Jesus is the bridge, the door, the mediator between God and man. He established what man desperately needed, but only God could provide, what theologians call admirabile commercium, or “the wondrous exchange.” In the words of St. Augustine, “God wanted to be the Son of Man and he wanted men to be the sons of God.” The Son was rich in holiness and perfect in his divinity, but became poor for our sake, embracing the poverty of human flesh in order that men might become filled with holiness and the divine life (cf. 2 Cor. 8:9).

This glorious exchange is the essence of the kingdom of God, which the risen Lord spoke about with his disciples so often prior to the Ascension. But this great promise of the Father, Jesus said, would not be realized until the disciples were “baptized with the Holy Spirit,” the Lord and giver of life. The messianic kingdom would be inaugurated when the Son of man—who is forever Incarnate, fully man and fully God—was seated at the right hand of the Father.

Joseph Cardinal Ratzinger, in Images of Hope: Meditations On Major Feasts (Ignatius Press, 2006), reflected profoundly on this fact: “Christ’s Ascension is therefore not a spectacle for the disciples but an event into which they themselves are included.

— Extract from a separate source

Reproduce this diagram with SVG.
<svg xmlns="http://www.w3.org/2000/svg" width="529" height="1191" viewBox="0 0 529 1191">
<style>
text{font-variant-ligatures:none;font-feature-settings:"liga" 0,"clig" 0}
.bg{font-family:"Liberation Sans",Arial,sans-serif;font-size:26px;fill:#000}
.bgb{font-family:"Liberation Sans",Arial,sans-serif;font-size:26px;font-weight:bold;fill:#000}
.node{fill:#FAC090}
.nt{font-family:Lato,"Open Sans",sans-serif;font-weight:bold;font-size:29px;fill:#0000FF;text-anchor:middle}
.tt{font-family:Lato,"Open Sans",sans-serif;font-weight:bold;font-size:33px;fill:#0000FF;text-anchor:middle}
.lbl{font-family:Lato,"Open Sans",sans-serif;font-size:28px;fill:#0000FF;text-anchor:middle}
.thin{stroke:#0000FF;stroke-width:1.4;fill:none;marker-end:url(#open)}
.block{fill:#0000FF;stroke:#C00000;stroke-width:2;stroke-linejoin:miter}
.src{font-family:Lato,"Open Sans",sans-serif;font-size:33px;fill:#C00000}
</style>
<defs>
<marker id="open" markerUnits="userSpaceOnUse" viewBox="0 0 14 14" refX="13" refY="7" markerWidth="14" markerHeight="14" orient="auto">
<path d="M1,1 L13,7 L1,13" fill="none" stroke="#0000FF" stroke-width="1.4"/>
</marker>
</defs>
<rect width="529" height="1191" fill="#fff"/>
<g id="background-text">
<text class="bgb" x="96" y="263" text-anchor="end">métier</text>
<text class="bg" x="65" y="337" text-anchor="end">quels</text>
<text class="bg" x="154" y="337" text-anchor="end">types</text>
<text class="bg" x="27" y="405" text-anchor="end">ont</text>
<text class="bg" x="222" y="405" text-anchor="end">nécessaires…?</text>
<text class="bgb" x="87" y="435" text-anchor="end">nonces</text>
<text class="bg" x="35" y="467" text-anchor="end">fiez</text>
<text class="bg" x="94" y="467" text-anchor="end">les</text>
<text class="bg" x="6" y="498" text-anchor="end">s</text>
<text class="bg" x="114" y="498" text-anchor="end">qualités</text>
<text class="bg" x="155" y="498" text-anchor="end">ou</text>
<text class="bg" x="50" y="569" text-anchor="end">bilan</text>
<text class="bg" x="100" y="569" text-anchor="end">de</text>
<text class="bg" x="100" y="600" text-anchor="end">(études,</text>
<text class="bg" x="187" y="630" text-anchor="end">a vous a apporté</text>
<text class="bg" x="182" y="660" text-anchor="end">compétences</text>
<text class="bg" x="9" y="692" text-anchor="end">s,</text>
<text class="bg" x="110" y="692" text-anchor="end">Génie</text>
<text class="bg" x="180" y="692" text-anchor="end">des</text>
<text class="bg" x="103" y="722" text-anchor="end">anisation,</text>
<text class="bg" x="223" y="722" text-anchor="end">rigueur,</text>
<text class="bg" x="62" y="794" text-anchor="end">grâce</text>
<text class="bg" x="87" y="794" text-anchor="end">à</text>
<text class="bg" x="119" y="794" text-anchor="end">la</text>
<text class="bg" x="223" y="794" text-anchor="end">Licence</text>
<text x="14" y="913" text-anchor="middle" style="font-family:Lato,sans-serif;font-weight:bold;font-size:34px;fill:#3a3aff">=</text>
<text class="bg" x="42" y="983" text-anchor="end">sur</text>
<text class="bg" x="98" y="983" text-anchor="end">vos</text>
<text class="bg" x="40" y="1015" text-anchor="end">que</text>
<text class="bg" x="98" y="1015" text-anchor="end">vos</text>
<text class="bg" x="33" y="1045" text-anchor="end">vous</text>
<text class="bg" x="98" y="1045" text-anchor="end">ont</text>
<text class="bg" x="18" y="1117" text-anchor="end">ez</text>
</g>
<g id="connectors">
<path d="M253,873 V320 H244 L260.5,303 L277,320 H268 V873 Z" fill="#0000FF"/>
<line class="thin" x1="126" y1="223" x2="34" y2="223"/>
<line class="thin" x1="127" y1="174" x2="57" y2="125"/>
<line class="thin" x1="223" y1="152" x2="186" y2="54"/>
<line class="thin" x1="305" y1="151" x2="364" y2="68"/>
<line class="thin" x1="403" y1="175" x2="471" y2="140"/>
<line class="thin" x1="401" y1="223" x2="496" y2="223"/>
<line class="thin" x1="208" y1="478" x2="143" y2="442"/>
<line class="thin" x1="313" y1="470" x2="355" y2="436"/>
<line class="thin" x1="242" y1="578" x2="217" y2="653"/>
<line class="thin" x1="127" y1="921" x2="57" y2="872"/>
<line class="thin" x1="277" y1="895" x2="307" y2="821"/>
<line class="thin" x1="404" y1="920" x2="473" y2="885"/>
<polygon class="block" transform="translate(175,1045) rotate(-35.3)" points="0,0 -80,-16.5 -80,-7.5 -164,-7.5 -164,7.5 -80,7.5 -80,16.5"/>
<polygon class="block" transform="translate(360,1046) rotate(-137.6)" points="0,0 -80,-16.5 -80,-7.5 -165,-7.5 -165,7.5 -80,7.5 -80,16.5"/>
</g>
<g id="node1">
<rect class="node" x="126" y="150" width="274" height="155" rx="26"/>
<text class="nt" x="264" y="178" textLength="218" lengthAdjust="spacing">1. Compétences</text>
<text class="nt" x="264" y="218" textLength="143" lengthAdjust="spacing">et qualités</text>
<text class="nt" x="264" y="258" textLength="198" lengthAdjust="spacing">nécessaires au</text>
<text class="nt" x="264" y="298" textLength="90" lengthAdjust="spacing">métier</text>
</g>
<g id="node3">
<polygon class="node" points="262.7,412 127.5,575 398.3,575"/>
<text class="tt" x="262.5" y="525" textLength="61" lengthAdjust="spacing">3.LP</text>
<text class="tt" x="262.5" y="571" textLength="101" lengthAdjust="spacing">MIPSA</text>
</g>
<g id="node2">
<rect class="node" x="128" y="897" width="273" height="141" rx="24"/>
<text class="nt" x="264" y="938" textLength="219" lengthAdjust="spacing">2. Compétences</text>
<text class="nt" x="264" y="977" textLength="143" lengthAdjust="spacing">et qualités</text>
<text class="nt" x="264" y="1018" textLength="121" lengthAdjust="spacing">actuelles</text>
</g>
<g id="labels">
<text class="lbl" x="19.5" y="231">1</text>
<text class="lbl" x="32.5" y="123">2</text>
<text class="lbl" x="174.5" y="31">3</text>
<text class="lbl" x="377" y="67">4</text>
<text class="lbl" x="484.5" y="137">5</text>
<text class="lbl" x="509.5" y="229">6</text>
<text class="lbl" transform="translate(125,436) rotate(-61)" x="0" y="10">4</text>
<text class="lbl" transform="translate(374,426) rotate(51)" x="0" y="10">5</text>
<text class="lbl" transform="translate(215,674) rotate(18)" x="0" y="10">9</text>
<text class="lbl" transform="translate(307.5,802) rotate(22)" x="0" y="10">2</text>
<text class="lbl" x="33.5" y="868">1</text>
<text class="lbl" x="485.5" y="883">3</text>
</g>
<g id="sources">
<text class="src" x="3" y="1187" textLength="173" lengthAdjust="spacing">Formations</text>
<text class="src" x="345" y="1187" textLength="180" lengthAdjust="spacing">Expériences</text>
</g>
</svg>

It is a sursum corda, a movement toward the above into which we are all called. It tells us that man can live toward the above, that he is capable of attaining heights. More: the altitude that alone is suited to the dimensions of being human is the altitude of God himself. Man can live at this height, and only from this height do we properly understand him. The image of man has been raised up, but we have the freedom to tear it down or to let ourselves be raised.”

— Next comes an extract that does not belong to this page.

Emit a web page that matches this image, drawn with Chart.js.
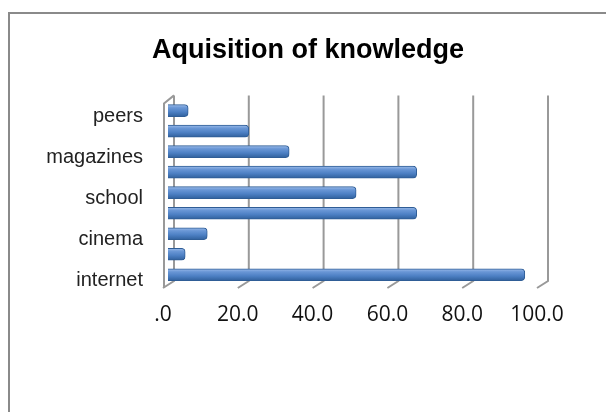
<!DOCTYPE html>
<html>
<head>
<meta charset="UTF-8">
<title>Aquisition of knowledge</title>
<script src="https://cdn.jsdelivr.net/npm/chart.js"></script>
<style>
	body { margin: 0; background: #fff; }
	#frame { position: absolute; left: 8px; top: 12px; width: 598px; height: 400px;
		border-left: 2px solid #8a8a8a; border-top: 2px solid #8a8a8a; }
	#frame canvas { display: block; }
</style>
</head>
<body>
	<div id="frame">
		<canvas id="barChart" width="596" height="398"></canvas>
	</div>

	<script>
		// categories top to bottom (only every other one carries a label)
		const categories = ['peers', '', 'magazines', '', 'school', '', 'cinema', '', 'internet'];
		const values = [5.4, 21.6, 32.4, 66.5, 50.3, 66.5, 10.5, 4.6, 95.4];
		const axisMin = 0;
		const axisMax = 100;
		const axisStep = 20;

		// cylinder-like shading for each bar
		function barFill(c){
			const chart = c.chart;
			const yScale = chart.scales.y;
			if(!chart.chartArea || !yScale || c.dataIndex === undefined){
				return '#4f81bd';
			}
			const cy = yScale.getPixelForValue(c.dataIndex);
			const g = chart.ctx.createLinearGradient(0, cy - 6, 0, cy + 6);
			g.addColorStop(0, '#9dbdea');
			g.addColorStop(0.25, '#6a97d6');
			g.addColorStop(0.6, '#4d80c4');
			g.addColorStop(1, '#30609c');
			return g;
		}

		// back wall gridlines, floor ticks and the side wall
		const wallPlugin = {
			id: 'wall',
			beforeDatasetsDraw(chart){
				const ctx = chart.ctx;
				const a = chart.chartArea;
				const x = chart.scales.x;
				ctx.save();
				ctx.strokeStyle = '#999999';
				ctx.lineWidth = 2;
				for(let v = axisMin; v <= axisMax; v += axisStep){
					const px = x.getPixelForValue(v);
					ctx.beginPath();
					ctx.moveTo(px + 6, a.top - 5);
					ctx.lineTo(px + 6, a.bottom - 4);
					ctx.lineTo(px - 5, a.bottom + 3);
					ctx.stroke();
				}
				const p0 = x.getPixelForValue(axisMin);
				ctx.beginPath();
				ctx.moveTo(p0 + 6, a.top - 5);
				ctx.lineTo(p0 - 4, a.top + 3);
				ctx.lineTo(p0 - 4, a.bottom + 3);
				ctx.stroke();
				ctx.restore();
			}
		};

		const ctx = document.getElementById('barChart').getContext('2d');
		new Chart(ctx, {
			type: 'bar',
			data: {
				labels: categories,
				datasets: [{
					data: values,
					backgroundColor: barFill,
					borderColor: '#2f5d96',
					borderWidth: 1,
					borderSkipped: 'start',
					borderRadius: { topRight: 4, bottomRight: 4 },
					barThickness: 12
				}]
			},
			options: {
				indexAxis: 'y',
				responsive: false,
				animation: false,
				layout: {
					padding: { left: 0, right: 0, top: 0, bottom: 87 }
				},
				scales: {
					x: {
						min: axisMin,
						max: axisMax,
						grid: { display: false, drawTicks: false },
						border: { display: false },
						ticks: {
							stepSize: axisStep,
							padding: 17,
							labelOffset: -5,
							color: '#111',
							font: { family: 'Open Sans', size: 21 },
							callback: function(v){
								return v.toFixed(1).replace(/^0\./, '.');
							}
						},
						afterFit: function(scale){ scale.height = 40; }
					},
					y: {
						grid: { display: false, drawTicks: false },
						border: { display: false },
						ticks: {
							autoSkip: false,
							padding: 25,
							labelOffset: 6,
							color: '#222',
							font: { family: 'Liberation Sans', size: 20 }
						},
						afterFit: function(scale){ scale.width = 158; }
					},
					// empty right-hand axis: reserves space so the title stays centred on the canvas
					yRight: {
						position: 'right',
						grid: { display: false, drawTicks: false },
						border: { display: false },
						ticks: { display: false },
						afterFit: function(scale){ scale.width = 64; }
					}
				},
				plugins: {
					legend: { display: false },
					tooltip: { enabled: false },
					title: {
						display: true,
						text: 'Aquisition of knowledge',
						color: '#000',
						font: { family: 'Liberation Sans', size: 27, weight: 'bold' },
						padding: { top: 20, bottom: 34 }
					}
				}
			},
			plugins: [wallPlugin]
		});
	</script>
</body>
</html>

To be “raised up” is to be filled with the Holy Spirit, reborn as children of God, marked with the promise of heavenly glory. This is possible because the Father loved the world so much he established a plan of salvation. This is a reality because the Son, the Word, became a man and joined divinity to humanity forever, and sits in the heavenly places as the Incarnate Word. This is a fact because the Holy Spirit, at baptism, regenerates the souls of men, making them sons of God by grace.

The Incarnation revealed that God could become flesh and dwell among men. The Ascension revealed that man could be divinized and dwell eternally with God (CCC 1988, 2670).